We’re spending a couple of nights out in rural Texas–the so-called Hill Country–at the Inn Above Onion Creek. It’s this charming country inn with about eight rooms on 100 acres of rolling country. I went for a really nice walk this morning with the very spry three-legged dog that lives here. Part of it passed through a deciduous forest, which is a rare site for a west coaster like myself.
The Inn itself is comprised of a couple of large buildings and some outlying cabins. To the uneducated eye, they look like they’ve been on the property for at least a hundred years. In fact, it’s fairly new, but uses a tremendous amount of reclaimed materials. The doors, floorboards, fixtures and furniture all appear to date back to the early part of the century or earlier.

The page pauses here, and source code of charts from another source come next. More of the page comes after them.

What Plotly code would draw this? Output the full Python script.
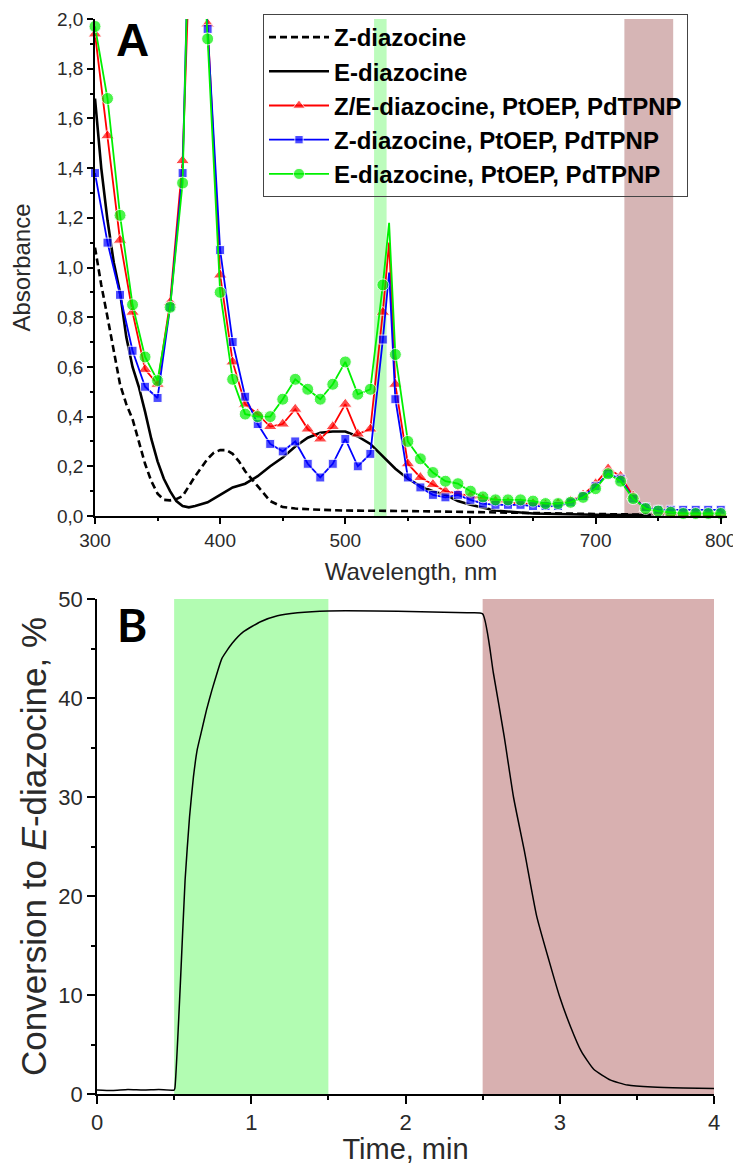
import plotly.graph_objects as go

# ---------------- Panel A data ----------------
wl_Z = [300, 305, 310, 315, 320, 325, 330, 335, 340, 345, 350, 355, 360, 365, 370, 380, 390, 395,
        400, 405, 410, 415, 420, 430, 440, 450, 460, 480, 500, 550, 600, 650, 700, 750, 800]
abs_Z = [1.08, 0.93, 0.80, 0.66, 0.53, 0.45, 0.39, 0.30, 0.21, 0.14, 0.09, 0.065, 0.063, 0.068, 0.08,
         0.16, 0.23, 0.255, 0.265, 0.265, 0.25, 0.22, 0.18, 0.12, 0.06, 0.036, 0.03, 0.025, 0.022,
         0.02, 0.015, 0.01, 0.008, 0.005, 0.004]

wl_E = [300, 305, 310, 315, 320, 325, 330, 335, 340, 345, 350, 355, 360, 365, 370, 375, 380, 390,
        400, 410, 420, 430, 440, 450, 460, 470, 480, 490, 500, 510, 520, 530, 540, 550, 560, 570,
        580, 590, 600, 620, 650, 700, 750, 800]
abs_E = [1.68, 1.40, 1.19, 1.02, 0.90, 0.72, 0.60, 0.52, 0.42, 0.31, 0.22, 0.15, 0.10, 0.06, 0.04,
         0.035, 0.04, 0.055, 0.085, 0.115, 0.13, 0.16, 0.20, 0.235, 0.28, 0.315, 0.335, 0.34, 0.34,
         0.32, 0.29, 0.24, 0.19, 0.15, 0.12, 0.10, 0.085, 0.06, 0.045, 0.022, 0.01, 0.005, 0.003, 0.003]

wl_mix = [300, 310, 320, 330, 340, 350, 360, 370, 375, 380, 385, 390, 400, 410, 420, 430, 440, 450,
          460, 470, 480, 490, 500, 510, 520, 530, 535, 540, 550, 560, 570, 580, 590, 600, 610, 620,
          630, 640, 650, 660, 670, 680, 690, 700, 710, 720, 730, 740, 750, 760, 770, 780, 790, 800]

abs_ZE_sens = [1.94, 1.53, 1.11, 0.82, 0.59, 0.53, 0.86, 1.43, 2.4, 2.9, 2.4, 1.98, 0.97, 0.62, 0.45,
               0.41, 0.36, 0.37, 0.43, 0.35, 0.31, 0.36, 0.45, 0.33, 0.35, 0.82, 1.10, 0.53, 0.21,
               0.155, 0.127, 0.10, 0.09, 0.08, 0.07, 0.06, 0.055, 0.05, 0.05, 0.045, 0.05, 0.06,
               0.085, 0.13, 0.19, 0.16, 0.08, 0.03, 0.015, 0.01, 0.01, 0.01, 0.01, 0.01]

abs_Z_sens = [1.38, 1.10, 0.89, 0.665, 0.52, 0.475, 0.84, 1.38, 2.4, 2.9, 2.4, 1.96, 1.07, 0.70, 0.48,
              0.37, 0.29, 0.26, 0.30, 0.21, 0.155, 0.21, 0.31, 0.20, 0.25, 0.71, 0.98, 0.47, 0.155,
              0.115, 0.085, 0.075, 0.085, 0.065, 0.05, 0.045, 0.045, 0.045, 0.04, 0.04, 0.04, 0.055,
              0.08, 0.12, 0.17, 0.15, 0.07, 0.035, 0.025, 0.025, 0.025, 0.025, 0.025, 0.025]

abs_E_sens = [1.97, 1.68, 1.21, 0.85, 0.64, 0.545, 0.84, 1.34, 2.4, 2.9, 2.4, 1.92, 0.90, 0.55, 0.41,
              0.40, 0.40, 0.47, 0.55, 0.51, 0.47, 0.53, 0.62, 0.49, 0.51, 0.93, 1.18, 0.65, 0.30,
              0.23, 0.175, 0.14, 0.13, 0.10, 0.077, 0.065, 0.065, 0.065, 0.06, 0.05, 0.05, 0.055,
              0.075, 0.11, 0.17, 0.14, 0.07, 0.03, 0.02, 0.015, 0.01, 0.01, 0.01, 0.01]

band_green_A = [523, 533]
band_red_A = [723, 762]

# ---------------- Panel B data ----------------
t_min = [0, 0.1, 0.2, 0.3, 0.4, 0.5, 0.505, 0.54, 0.571, 0.60, 0.625, 0.65, 0.68, 0.71, 0.745, 0.78,
         0.81, 0.875, 0.95, 1.06, 1.17, 1.3, 1.5, 1.8, 2.1, 2.4, 2.5, 2.57, 2.64, 2.70, 2.77, 2.85,
         2.93, 3.0, 3.07, 3.14, 3.22, 3.33, 3.44, 3.6, 3.8, 4.0]
conv = [0.4, 0.35, 0.45, 0.4, 0.45, 0.4, 0.6, 11.0, 21.6, 28.0, 32.0, 34.8, 36.8, 38.8, 40.8, 42.6,
        44.0, 45.5, 46.7, 47.7, 48.3, 48.6, 48.8, 48.8, 48.7, 48.6, 48.5, 42.5, 36.1, 30.0, 24.6, 18.0,
        13.5, 9.8, 6.8, 4.3, 2.5, 1.4, 0.9, 0.7, 0.6, 0.55]

band_green_B = [0.5, 1.5]
band_red_B = [2.5, 4.0]

# page has an 8px body margin: figure is sized so it fills the 741x1165 window
OFF = 8
W, H = 741 - OFF, 1165 - OFF
FONT = "Liberation Sans, Arial, sans-serif"
TICKC = "#2a2a2a"
GREEN = "#00f000"


def px_x(x):
    return (x - OFF) / W


def px_y(y):
    return (H - (y - OFF)) / H


def msizes(wl, vals, s):
    return [s if (w % 10 == 0 and v <= 2.0) else 0 for w, v in zip(wl, vals)]


fig = go.Figure()

fig.add_trace(go.Scatter(x=wl_Z, y=abs_Z, mode="lines", name="Z-diazocine",
                         line=dict(color="black", width=2.6, dash="7px,4px"),
                         xaxis="x", yaxis="y"))
fig.add_trace(go.Scatter(x=wl_E, y=abs_E, mode="lines", name="E-diazocine",
                         line=dict(color="black", width=2.6),
                         xaxis="x", yaxis="y"))
fig.add_trace(go.Scatter(x=wl_mix, y=abs_ZE_sens, mode="lines+markers",
                         name="Z/E-diazocine, PtOEP, PdTPNP",
                         line=dict(color="#ff0000", width=1.8),
                         marker=dict(symbol="triangle-up", color="#ff0000",
                                     size=msizes(wl_mix, abs_ZE_sens, 12)),
                         cliponaxis=False, xaxis="x", yaxis="y"))
fig.add_trace(go.Scatter(x=wl_mix, y=abs_Z_sens, mode="lines+markers",
                         name="Z-diazocine, PtOEP, PdTPNP",
                         line=dict(color="#0000ff", width=1.8),
                         marker=dict(symbol="square", color="#0000ff",
                                     size=msizes(wl_mix, abs_Z_sens, 9)),
                         cliponaxis=False, xaxis="x", yaxis="y"))
fig.add_trace(go.Scatter(x=wl_mix, y=abs_E_sens, mode="lines+markers",
                         name="E-diazocine, PtOEP, PdTPNP",
                         line=dict(color=GREEN, width=1.8),
                         marker=dict(symbol="circle", color=GREEN,
                                     size=msizes(wl_mix, abs_E_sens, 12)),
                         cliponaxis=False, xaxis="x", yaxis="y"))

fig.add_trace(go.Scatter(x=t_min, y=conv, mode="lines", showlegend=False,
                         line=dict(color="black", width=1.5, shape="spline", smoothing=0.5),
                         xaxis="x2", yaxis="y2"))

shapes = [
    dict(type="rect", xref="x", yref="y", x0=band_green_A[0], x1=band_green_A[1], y0=0, y1=2,
         fillcolor="rgb(188,252,188)", line=dict(width=0), layer="below"),
    dict(type="rect", xref="x", yref="y", x0=band_red_A[0], x1=band_red_A[1], y0=0, y1=2,
         fillcolor="rgb(214,181,181)", line=dict(width=0), layer="below"),
    dict(type="rect", xref="x2", yref="y2", x0=band_green_B[0], x1=band_green_B[1], y0=0, y1=50,
         fillcolor="rgb(178,252,178)", line=dict(width=0), layer="below"),
    dict(type="rect", xref="x2", yref="y2", x0=band_red_B[0], x1=band_red_B[1], y0=0, y1=50,
         fillcolor="rgb(216,176,176)", line=dict(width=0), layer="below"),
]

axis_common = dict(showline=True, linecolor="black", linewidth=1.5, showgrid=False,
                   zeroline=False, ticks="outside", tickcolor="black", tickwidth=1.5,
                   automargin=False, ticklabeloverflow="allow")

fig.update_layout(
    width=W, height=H,
    margin=dict(l=0, r=0, t=0, b=0, autoexpand=False),
    paper_bgcolor="white", plot_bgcolor="rgba(0,0,0,0)",
    separators=",.",
    font=dict(family=FONT, color=TICKC),
    shapes=shapes,
    xaxis=dict(domain=[px_x(95), px_x(727)], range=[300, 805], anchor="y",
               tickvals=[300, 400, 500, 600, 700, 800], ticklen=6,
               minor=dict(tickvals=[350, 450, 550, 650, 750], ticklen=3, ticks="outside",
                          tickcolor="black", tickwidth=1.5),
               tickfont=dict(size=19, color=TICKC),
               title=dict(text="Wavelength, nm", font=dict(size=24, color=TICKC), standoff=14),
               **axis_common),
    yaxis=dict(domain=[px_y(516), px_y(19)], range=[0, 2], anchor="x",
               dtick=0.2, tick0=0, tickformat=".1f", ticklen=6,
               minor=dict(dtick=0.1, ticklen=3, ticks="outside", tickcolor="black", tickwidth=1.5),
               tickfont=dict(size=19, color=TICKC),
               title=dict(text="Absorbance", font=dict(size=24, color=TICKC), standoff=29),
               **axis_common),
    xaxis2=dict(domain=[px_x(97), px_x(714)], range=[0, 4], anchor="y2",
                dtick=1, tick0=0, ticklen=8,
                minor=dict(dtick=0.5, ticklen=4, ticks="outside", tickcolor="black", tickwidth=1.5),
                tickfont=dict(size=22, color=TICKC),
                title=dict(text="Time, min", font=dict(size=29, color=TICKC), standoff=0),
                **axis_common),
    yaxis2=dict(domain=[px_y(1094), px_y(599)], range=[0, 50], anchor="x2",
                dtick=10, tick0=0, ticklen=8,
                minor=dict(dtick=5, ticklen=4, ticks="outside", tickcolor="black", tickwidth=1.5),
                tickfont=dict(size=22, color=TICKC),
                title=dict(text="Conversion to <i>E</i>-diazocine, %",
                           font=dict(size=35, color=TICKC), standoff=1),
                **axis_common),
    legend=dict(x=px_x(263), y=px_y(14), xanchor="left", yanchor="top",
                bordercolor="#444", borderwidth=1, bgcolor="rgba(0,0,0,0)",
                font=dict(family=FONT, size=24, color="black", weight="bold"),
                itemwidth=60),
    annotations=[
        dict(text="<b>A</b>", x=px_x(132), y=px_y(40), xref="paper", yref="paper",
             xanchor="center", yanchor="middle",
             showarrow=False, font=dict(size=46, color="black", family=FONT)),
        dict(text="<b>B</b>", x=px_x(132), y=px_y(624), xref="paper", yref="paper",
             xanchor="center", yanchor="middle",
             showarrow=False, font=dict(size=46, color="black", family="Lato, " + FONT)),
    ],
)

fig.write_html("out.html")
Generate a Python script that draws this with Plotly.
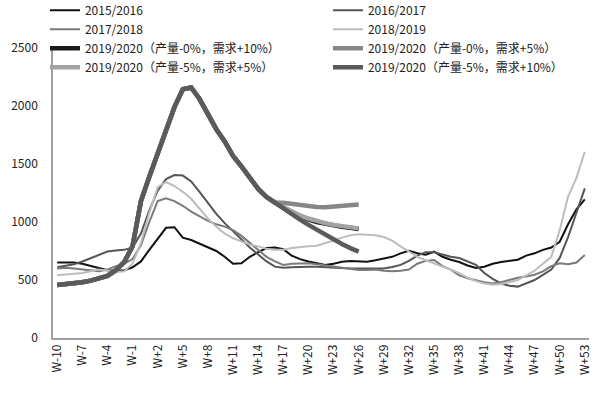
import plotly.graph_objects as go

weeks = [f"W-{n}" for n in range(10, 0, -1)] + [f"W+{n}" for n in range(0, 54)]
tick_labels = ["W-10", "W-7", "W-4", "W-1", "W+2", "W+5", "W+8", "W+11", "W+14", "W+17",
               "W+20", "W+23", "W+26", "W+29", "W+32", "W+35", "W+38", "W+41", "W+44",
               "W+47", "W+50", "W+53"]
y_ticks = [0, 500, 1000, 1500, 2000, 2500]

s2015 = [650, 652, 650, 640, 620, 600, 585, 580, 585, 610, 660, 760, 860, 950, 955, 865,
         845, 815, 780, 750, 700, 640, 645, 700, 740, 775, 780, 765, 710, 680, 660, 645,
         630, 640, 658, 664, 660, 658, 670, 685, 700, 730, 752, 730, 718, 744, 700, 675,
         655, 625, 603, 615, 640, 655, 665, 675, 710, 730, 760, 780, 830, 980, 1110, 1195]
s2016 = [610, 620, 635, 660, 690, 720, 745, 755, 760, 780, 900, 1100, 1270, 1370, 1405, 1400,
         1350, 1260, 1160, 1070, 990, 920, 850, 780, 720, 660, 615, 605, 610, 615, 615, 615,
         610, 610, 605, 600, 600, 600, 598, 600, 612, 630, 665, 710, 740, 740, 720, 700,
         690, 660, 630, 560, 510, 470, 450, 443, 470, 500, 545, 590, 690, 870, 1080, 1290]
s2017 = [600, 605, 600, 590, 580, 575, 590, 620, 640, 680, 800, 1000, 1180, 1205, 1180, 1140,
         1090, 1050, 1010, 980, 960, 930, 880, 820, 760, 700, 660, 630, 640, 645, 645, 635,
         625, 615, 600, 590, 586, 586, 590, 580, 575, 580, 590, 640, 665, 672, 620, 590,
         540, 515, 495, 480, 470, 480, 500, 520, 530, 545, 575, 620, 645, 635, 650, 716]
s2018 = [540, 545, 550, 560, 575, 590, 580, 570, 575, 640, 820, 1080, 1300, 1345, 1310, 1260,
         1200, 1110, 1030, 960, 900, 860, 830, 805, 790, 770, 760, 760, 775, 785, 790, 795,
         815, 840, 865, 885, 895, 890, 885, 870, 840, 790, 745, 700, 670, 640, 615, 590,
         560, 520, 490, 470, 460, 465, 480, 500, 540, 580, 640, 700, 930, 1220, 1380, 1606]

common = [457, 462, 468, 480, 495, 512, 535, 585, 655, 790, 1180, 1390, 1600, 1800, 1990, 2145,
          2160, 2060, 1930, 1800, 1695, 1570, 1480, 1380, 1285, 1215, 1165]
sc_p0_d10 = common + [1125, 1085, 1050, 1022, 1000, 985, 970, 958, 950, 940]
sc_p0_d5 = common + [1165, 1155, 1145, 1135, 1130, 1128, 1132, 1138, 1145, 1150]
sc_p5_d5 = common + [1130, 1090, 1055, 1030, 1008, 990, 975, 962, 952, 945]
sc_p5_d10 = common + [1110, 1065, 1020, 975, 931, 890, 850, 810, 775, 745]

series = [
    ("2015/2016", s2015, "#111111", 2, 1),
    ("2016/2017", s2016, "#555555", 2, 2),
    ("2017/2018", s2017, "#7a7a7a", 2, 3),
    ("2018/2019", s2018, "#bdbdbd", 2, 4),
    ("2019/2020（产量-0%，需求+10%）", sc_p0_d10, "#1a1a1a", 4.5, 5),
    ("2019/2020（产量-5%，需求+5%）", sc_p5_d5, "#a3a3a3", 4.5, 7),
    ("2019/2020（产量-0%，需求+5%）", sc_p0_d5, "#878787", 4.5, 6),
    ("2019/2020（产量-5%，需求+10%）", sc_p5_d10, "#5a5a5a", 4.5, 8),
]

idx = list(range(len(weeks)))
tick_idx = [weeks.index(t) for t in tick_labels]

fig = go.Figure()
for name, vals, color, width, rank in series:
    fig.add_trace(go.Scatter(
        x=idx[:len(vals)], y=vals, mode="lines", name=name,
        line=dict(color=color, width=width), legendrank=rank,
    ))

font_family = "Noto Sans CJK SC, Noto Sans, sans-serif"
fig.update_layout(
    width=600, height=398,
    margin=dict(l=53, r=11, t=48, b=60, autoexpand=False),
    paper_bgcolor="white", plot_bgcolor="white",
    font=dict(family=font_family, size=12, color="#222222"),
    showlegend=True,
    legend=dict(
        orientation="h", x=-0.015, xanchor="left", y=1.18, yanchor="top",
        entrywidth=238, entrywidthmode="pixels", itemwidth=30,
        font=dict(family=font_family, size=12, color="#222222"),
        bgcolor="rgba(0,0,0,0)", tracegroupgap=0,
    ),
    xaxis=dict(
        range=[-0.5, 63.5], tickmode="array", tickvals=tick_idx, ticktext=tick_labels,
        tickangle=-90, showgrid=False, zeroline=False, showline=True, automargin=False,
        linecolor="#a0a0a0", linewidth=1.5, ticks="",
        tickfont=dict(family=font_family, size=12, color="#222222"),
    ),
    yaxis=dict(
        range=[0, 2500], tickmode="array", tickvals=y_ticks, automargin=False,
        showgrid=False, zeroline=False, showline=True, linecolor="#a0a0a0",
        linewidth=1.5, ticks="", ticklabelstandoff=11,
        tickfont=dict(family=font_family, size=12, color="#222222"),
    ),
)

fig.write_html("out.html", config={"displayModeBar": False},
               post_script="document.body.style.margin='0';")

Here’s an unflattering photo of our room. It doesn’t convey any of the space’s charms. I find it hard to take good, truthful photos of interior spaces–but you can see that it’s full of period detail:
I wouldn’t claim that it’s a heritage building, but the aesthetic does kind of beg the question ‘what makes a house old?’ How much of a house must be ‘original’ for us to, informally, declare it a heritage building?
I’m reminded of the building that houses the Victoria Art Gallery, which is an odd chimera of a 19th century mansion, a modernist expansion in the fifties and a renovation a few years ago. Is still an old house?